→ DATA EXCERPT:
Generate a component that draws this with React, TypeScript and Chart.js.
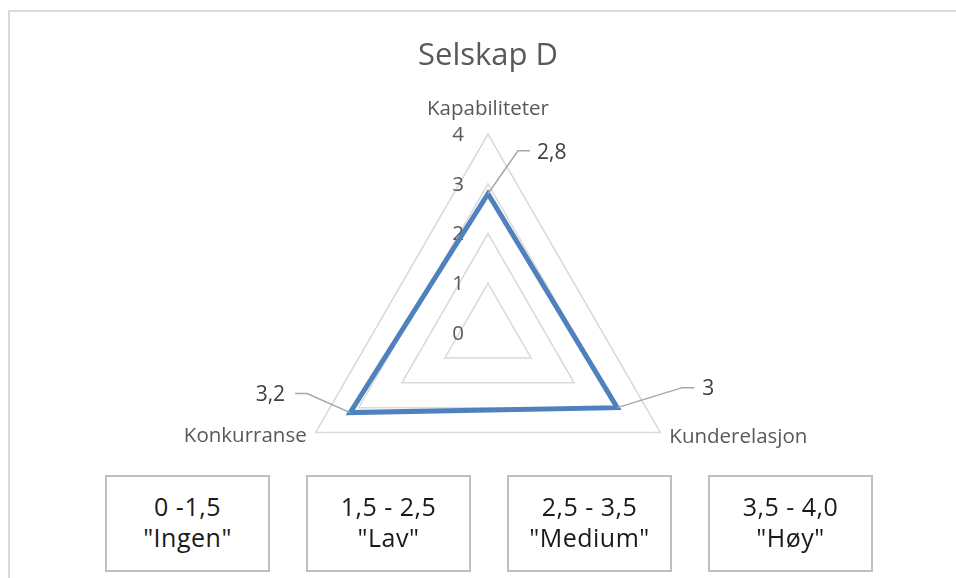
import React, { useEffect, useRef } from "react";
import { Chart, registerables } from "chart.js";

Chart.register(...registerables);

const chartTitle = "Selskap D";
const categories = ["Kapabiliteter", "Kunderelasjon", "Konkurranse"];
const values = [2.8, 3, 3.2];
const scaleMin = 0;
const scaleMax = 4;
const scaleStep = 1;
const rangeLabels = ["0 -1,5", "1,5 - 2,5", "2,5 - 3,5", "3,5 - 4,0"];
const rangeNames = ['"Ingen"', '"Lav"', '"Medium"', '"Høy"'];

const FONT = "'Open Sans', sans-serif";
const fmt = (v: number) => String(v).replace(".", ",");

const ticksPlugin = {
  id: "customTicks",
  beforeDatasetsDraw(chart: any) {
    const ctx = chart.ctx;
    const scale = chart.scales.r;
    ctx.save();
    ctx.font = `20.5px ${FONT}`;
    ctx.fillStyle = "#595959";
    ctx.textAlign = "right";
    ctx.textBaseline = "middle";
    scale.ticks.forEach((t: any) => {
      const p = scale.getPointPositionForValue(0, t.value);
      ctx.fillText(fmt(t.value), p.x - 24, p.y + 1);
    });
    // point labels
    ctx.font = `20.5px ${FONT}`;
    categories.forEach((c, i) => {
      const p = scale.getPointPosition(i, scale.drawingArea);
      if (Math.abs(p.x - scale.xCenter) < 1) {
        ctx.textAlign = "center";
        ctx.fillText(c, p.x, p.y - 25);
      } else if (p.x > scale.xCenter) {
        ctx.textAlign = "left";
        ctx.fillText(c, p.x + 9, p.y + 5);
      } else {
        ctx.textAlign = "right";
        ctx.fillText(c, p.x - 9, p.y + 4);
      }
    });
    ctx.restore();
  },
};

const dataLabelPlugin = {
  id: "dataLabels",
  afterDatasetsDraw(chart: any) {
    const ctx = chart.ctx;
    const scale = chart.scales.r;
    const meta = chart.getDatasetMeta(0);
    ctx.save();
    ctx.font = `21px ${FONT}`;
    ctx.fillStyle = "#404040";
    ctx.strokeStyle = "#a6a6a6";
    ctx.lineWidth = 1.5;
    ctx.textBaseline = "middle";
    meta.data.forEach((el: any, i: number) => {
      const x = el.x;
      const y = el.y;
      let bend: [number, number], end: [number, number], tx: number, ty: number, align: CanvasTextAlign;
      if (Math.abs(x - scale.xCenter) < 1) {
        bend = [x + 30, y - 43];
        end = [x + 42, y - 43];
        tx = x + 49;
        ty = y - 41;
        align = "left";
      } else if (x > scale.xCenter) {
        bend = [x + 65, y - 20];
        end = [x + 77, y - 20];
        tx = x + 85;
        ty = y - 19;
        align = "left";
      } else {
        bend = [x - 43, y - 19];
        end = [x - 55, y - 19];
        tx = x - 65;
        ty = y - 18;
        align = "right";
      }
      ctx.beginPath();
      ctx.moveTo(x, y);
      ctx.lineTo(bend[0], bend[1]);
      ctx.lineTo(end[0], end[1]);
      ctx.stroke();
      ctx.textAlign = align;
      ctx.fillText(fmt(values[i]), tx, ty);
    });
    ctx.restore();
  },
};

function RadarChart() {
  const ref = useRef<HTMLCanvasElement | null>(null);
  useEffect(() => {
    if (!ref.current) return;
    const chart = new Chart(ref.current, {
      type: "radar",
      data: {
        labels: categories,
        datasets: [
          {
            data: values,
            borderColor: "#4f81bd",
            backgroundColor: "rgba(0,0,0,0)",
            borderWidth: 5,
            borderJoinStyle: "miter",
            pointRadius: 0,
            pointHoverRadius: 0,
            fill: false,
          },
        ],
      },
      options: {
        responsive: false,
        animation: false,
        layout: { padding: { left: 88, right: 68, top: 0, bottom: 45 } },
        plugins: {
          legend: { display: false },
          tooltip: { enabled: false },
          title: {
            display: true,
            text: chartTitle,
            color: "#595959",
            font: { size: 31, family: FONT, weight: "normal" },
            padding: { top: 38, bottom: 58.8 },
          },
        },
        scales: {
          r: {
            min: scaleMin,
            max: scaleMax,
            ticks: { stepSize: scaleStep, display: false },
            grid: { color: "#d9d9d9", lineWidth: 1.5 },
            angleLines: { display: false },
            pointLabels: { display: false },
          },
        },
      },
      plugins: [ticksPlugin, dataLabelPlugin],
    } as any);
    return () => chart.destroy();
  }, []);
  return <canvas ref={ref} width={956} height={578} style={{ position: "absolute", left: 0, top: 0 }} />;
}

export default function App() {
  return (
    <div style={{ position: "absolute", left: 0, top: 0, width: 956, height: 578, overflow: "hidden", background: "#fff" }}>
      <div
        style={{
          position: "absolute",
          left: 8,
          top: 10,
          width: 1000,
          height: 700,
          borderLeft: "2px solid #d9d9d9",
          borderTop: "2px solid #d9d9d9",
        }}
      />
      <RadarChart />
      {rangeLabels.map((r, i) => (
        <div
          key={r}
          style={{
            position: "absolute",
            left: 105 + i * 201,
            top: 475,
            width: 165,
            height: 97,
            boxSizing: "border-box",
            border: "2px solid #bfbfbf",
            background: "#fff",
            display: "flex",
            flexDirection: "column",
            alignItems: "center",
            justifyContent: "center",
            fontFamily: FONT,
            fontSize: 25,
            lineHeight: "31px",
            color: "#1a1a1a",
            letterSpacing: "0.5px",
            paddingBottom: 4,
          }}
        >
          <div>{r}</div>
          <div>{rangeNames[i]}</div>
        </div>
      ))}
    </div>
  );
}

→ OBJECTIVE: Your copy of the data should match it exactly, except that pictures are left out.

→ REPLY TO THE EXERCISE:
Generate a component that draws this with React, TypeScript and Chart.js.
import React, { useEffect, useRef } from "react";
import { Chart, registerables } from "chart.js";

Chart.register(...registerables);

const chartTitle = "Selskap D";
const categories = ["Kapabiliteter", "Kunderelasjon", "Konkurranse"];
const values = [2.8, 3, 3.2];
const scaleMin = 0;
const scaleMax = 4;
const scaleStep = 1;
const rangeLabels = ["0 -1,5", "1,5 - 2,5", "2,5 - 3,5", "3,5 - 4,0"];
const rangeNames = ['"Ingen"', '"Lav"', '"Medium"', '"Høy"'];

const FONT = "'Open Sans', sans-serif";
const fmt = (v: number) => String(v).replace(".", ",");

const ticksPlugin = {
  id: "customTicks",
  beforeDatasetsDraw(chart: any) {
    const ctx = chart.ctx;
    const scale = chart.scales.r;
    ctx.save();
    ctx.font = `20.5px ${FONT}`;
    ctx.fillStyle = "#595959";
    ctx.textAlign = "right";
    ctx.textBaseline = "middle";
    scale.ticks.forEach((t: any) => {
      const p = scale.getPointPositionForValue(0, t.value);
      ctx.fillText(fmt(t.value), p.x - 24, p.y + 1);
    });
    // point labels
    ctx.font = `20.5px ${FONT}`;
    categories.forEach((c, i) => {
      const p = scale.getPointPosition(i, scale.drawingArea);
      if (Math.abs(p.x - scale.xCenter) < 1) {
        ctx.textAlign = "center";
        ctx.fillText(c, p.x, p.y - 25);
      } else if (p.x > scale.xCenter) {
        ctx.textAlign = "left";
        ctx.fillText(c, p.x + 9, p.y + 5);
      } else {
        ctx.textAlign = "right";
        ctx.fillText(c, p.x - 9, p.y + 4);
      }
    });
    ctx.restore();
  },
};

const dataLabelPlugin = {
  id: "dataLabels",
  afterDatasetsDraw(chart: any) {
    const ctx = chart.ctx;
    const scale = chart.scales.r;
    const meta = chart.getDatasetMeta(0);
    ctx.save();
    ctx.font = `21px ${FONT}`;
    ctx.fillStyle = "#404040";
    ctx.strokeStyle = "#a6a6a6";
    ctx.lineWidth = 1.5;
    ctx.textBaseline = "middle";
    meta.data.forEach((el: any, i: number) => {
      const x = el.x;
      const y = el.y;
      let bend: [number, number], end: [number, number], tx: number, ty: number, align: CanvasTextAlign;
      if (Math.abs(x - scale.xCenter) < 1) {
        bend = [x + 30, y - 43];
        end = [x + 42, y - 43];
        tx = x + 49;
        ty = y - 41;
        align = "left";
      } else if (x > scale.xCenter) {
        bend = [x + 65, y - 20];
        end = [x + 77, y - 20];
        tx = x + 85;
        ty = y - 19;
        align = "left";
      } else {
        bend = [x - 43, y - 19];
        end = [x - 55, y - 19];
        tx = x - 65;
        ty = y - 18;
        align = "right";
      }
      ctx.beginPath();
      ctx.moveTo(x, y);
      ctx.lineTo(bend[0], bend[1]);
      ctx.lineTo(end[0], end[1]);
      ctx.stroke();
      ctx.textAlign = align;
      ctx.fillText(fmt(values[i]), tx, ty);
    });
    ctx.restore();
  },
};

function RadarChart() {
  const ref = useRef<HTMLCanvasElement | null>(null);
  useEffect(() => {
    if (!ref.current) return;
    const chart = new Chart(ref.current, {
      type: "radar",
      data: {
        labels: categories,
        datasets: [
          {
            data: values,
            borderColor: "#4f81bd",
            backgroundColor: "rgba(0,0,0,0)",
            borderWidth: 5,
            borderJoinStyle: "miter",
            pointRadius: 0,
            pointHoverRadius: 0,
            fill: false,
          },
        ],
      },
      options: {
        responsive: false,
        animation: false,
        layout: { padding: { left: 88, right: 68, top: 0, bottom: 45 } },
        plugins: {
          legend: { display: false },
          tooltip: { enabled: false },
          title: {
            display: true,
            text: chartTitle,
            color: "#595959",
            font: { size: 31, family: FONT, weight: "normal" },
            padding: { top: 38, bottom: 58.8 },
          },
        },
        scales: {
          r: {
            min: scaleMin,
            max: scaleMax,
            ticks: { stepSize: scaleStep, display: false },
            grid: { color: "#d9d9d9", lineWidth: 1.5 },
            angleLines: { display: false },
            pointLabels: { display: false },
          },
        },
      },
      plugins: [ticksPlugin, dataLabelPlugin],
    } as any);
    return () => chart.destroy();
  }, []);
  return <canvas ref={ref} width={956} height={578} style={{ position: "absolute", left: 0, top: 0 }} />;
}

export default function App() {
  return (
    <div style={{ position: "absolute", left: 0, top: 0, width: 956, height: 578, overflow: "hidden", background: "#fff" }}>
      <div
        style={{
          position: "absolute",
          left: 8,
          top: 10,
          width: 1000,
          height: 700,
          borderLeft: "2px solid #d9d9d9",
          borderTop: "2px solid #d9d9d9",
        }}
      />
      <RadarChart />
      {rangeLabels.map((r, i) => (
        <div
          key={r}
          style={{
            position: "absolute",
            left: 105 + i * 201,
            top: 475,
            width: 165,
            height: 97,
            boxSizing: "border-box",
            border: "2px solid #bfbfbf",
            background: "#fff",
            display: "flex",
            flexDirection: "column",
            alignItems: "center",
            justifyContent: "center",
            fontFamily: FONT,
            fontSize: 25,
            lineHeight: "31px",
            color: "#1a1a1a",
            letterSpacing: "0.5px",
            paddingBottom: 4,
          }}
        >
          <div>{r}</div>
          <div>{rangeNames[i]}</div>
        </div>
      ))}
    </div>
  );
}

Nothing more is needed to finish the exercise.